Now, I love a good disaster. Especially a good disaster movie. You know, where things like this aren’t REAL. Naturally, this required some investigation, like, for example, how often does stuff like this happen? What I discovered was UN. SETTLING. We all know about the Richter scale, a ranking system from 0-10 for earthquakes that determines if the shake of the very planet we in habit (scary!) is minor – “Hm. I just felt unbalanced. Was that my general feeling that broke through my sub-conscious or was that an earthquake”/runs to check the news, or major, e.g. California fell in to the ocean.

People, they have a Richter-like scale for Volcanic Activity. It is called the Volcanic Explosivity Index, or VEI for short.
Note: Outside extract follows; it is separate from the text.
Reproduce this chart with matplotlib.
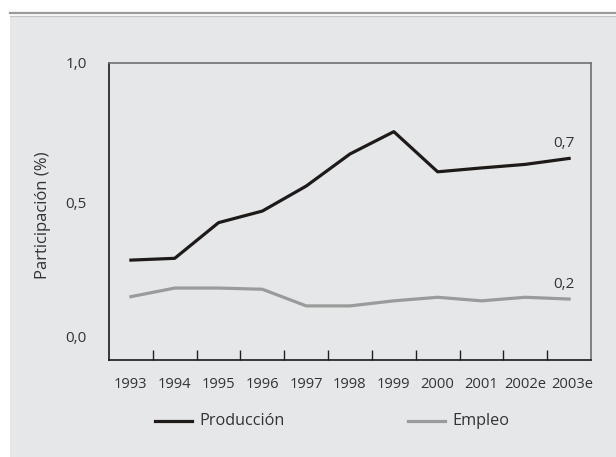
import matplotlib
matplotlib.use("Agg")
import matplotlib.pyplot as plt
from matplotlib.lines import Line2D
from matplotlib.patches import Rectangle
from matplotlib.transforms import ScaledTranslation

plt.rcParams['font.family'] = ['Open Sans', 'DejaVu Sans']

years = ["1993", "1994", "1995", "1996", "1997", "1998", "1999", "2000", "2001", "2002e", "2003e"]
produccion = [0.336, 0.342, 0.462, 0.501, 0.585, 0.693, 0.768, 0.633, 0.646, 0.658, 0.678]
empleo = [0.213, 0.242, 0.242, 0.238, 0.182, 0.182, 0.199, 0.211, 0.199, 0.211, 0.205]
yticks = [0.0, 0.5, 1.0]
ytick_labels = ["0,0", "0,5", "1,0"]
end_labels = ["0,7", "0,2"]
series_names = ["Producción", "Empleo"]

W, H = 616, 457
fig = plt.figure(figsize=(W / 100, H / 100), dpi=100, facecolor="white")
bg = "#e6e7e9"
fig.patches.append(Rectangle((10 / W, 0), 1, (H - 17) / H, transform=fig.transFigure,
                             facecolor=bg, edgecolor="none", zorder=-10))
fig.add_artist(Line2D([10 / W, 1], [(H - 13) / H] * 2, color="#9a9a9a", lw=1.6))
fig.add_artist(Line2D([10 / W, 1], [(H - 15.8) / H] * 2, color="#c4c4c4", lw=0.9))

ax = fig.add_axes([109 / W, (H - 360) / H, (591 - 109) / W, (360 - 62.7) / H])
ax.set_facecolor(bg)
x = list(range(len(years)))
colors = ["#1e1a1a", "#9b9b9b"]
l1, = ax.plot(x, produccion, color=colors[0], lw=2.3, label=series_names[0])
l2, = ax.plot(x, empleo, color=colors[1], lw=2.3, label=series_names[1])
ax.set_xlim(-0.5, len(years) - 0.5)
ax.set_ylim(0, 1.0)

txtc = "#333333"
ax.set_xticks(x)
ax.set_xticklabels(years, fontsize=10.6, color=txtc)
ax.tick_params(axis="x", which="major", length=0, pad=12)
ax.set_xticks([i + 0.5 for i in range(len(years) - 1)], minor=True)
ax.tick_params(axis="x", which="minor", direction="in", length=7, width=1, color="#222222")
xlabs = ax.get_xticklabels()
xlabs[-1].set_transform(xlabs[-1].get_transform() + ScaledTranslation(3 / 100, 0, fig.dpi_scale_trans))

ax.set_yticks(yticks)
ax.set_yticklabels(ytick_labels, fontsize=11, color=txtc)
ax.tick_params(axis="y", which="major", length=0, pad=16)
ax.set_yticks([0.5], minor=True)
ax.tick_params(axis="y", which="minor", direction="in", length=7, width=1, color="#444444")
offsets_px = [23, 9, 0]
for lab, dy in zip(ax.get_yticklabels(), offsets_px):
    lab.set_transform(lab.get_transform() + ScaledTranslation(0, dy / 100, fig.dpi_scale_trans))

ax.set_ylabel("Participación (%)", fontsize=12, color=txtc)
ax.yaxis.set_label_coords((51 - 109) / (591 - 109), (360 - 215.5) / (360 - 62.7))

for sp in ["left", "bottom"]:
    ax.spines[sp].set_color("#1a1a1a")
    ax.spines[sp].set_linewidth(1.2)
for sp in ["top", "right"]:
    ax.spines[sp].set_color("#707070")
    ax.spines[sp].set_linewidth(1.2)

ax.annotate(end_labels[0], (x[-1], produccion[-1]), xytext=(-4, 5), textcoords="offset points",
            ha="center", va="bottom", fontsize=11, color=txtc)
ax.annotate(end_labels[1], (x[-1], empleo[-1]), xytext=(-4, 5), textcoords="offset points",
            ha="center", va="bottom", fontsize=11, color=txtc)

# legend (manual placement)
leg_y = (H - 420.7) / H
for (x0, x1, tx), c, name in zip([(155, 192, 199), (408, 445, 452.5)], colors, series_names):
    fig.add_artist(Line2D([x0 / W, x1 / W], [leg_y, leg_y], color=c, lw=2.3))
    fig.text(tx / W, leg_y, name, fontsize=11.7, color=txtc, ha="left", va="center")

fig.savefig("out.png", dpi=100, facecolor="white")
I’ve worked in government and as such, you know something is scary when it a) has an acronym and b) a science-y sounding name with an “Index”. The VEI is a scale from 0-8 (I wonder why not 10?) and “provides a relative measure of the explosiveness of volcanic eruptions” (thanks, Wikipedia!) This isn’t your grade 7 science project.





There haven’t been too many huge eruptions recently, but seriously – do we live in the Paleozoic Era or something?!! This is just. not. supposed. to happen. If a relatively minor eruption like the one in Iceland can mess with modern society like this, what happens if the BIG ONE comes? I’m just saying that they should make a disaster movie about it so we can let it seep into our consciousness while embraced by the warm glow of Hollywood and a bankable action star like, oh, say, Bruce Willis.

Anyway, my mother’s friends went to Jamaica instead. I wonder if they have volcanoes there.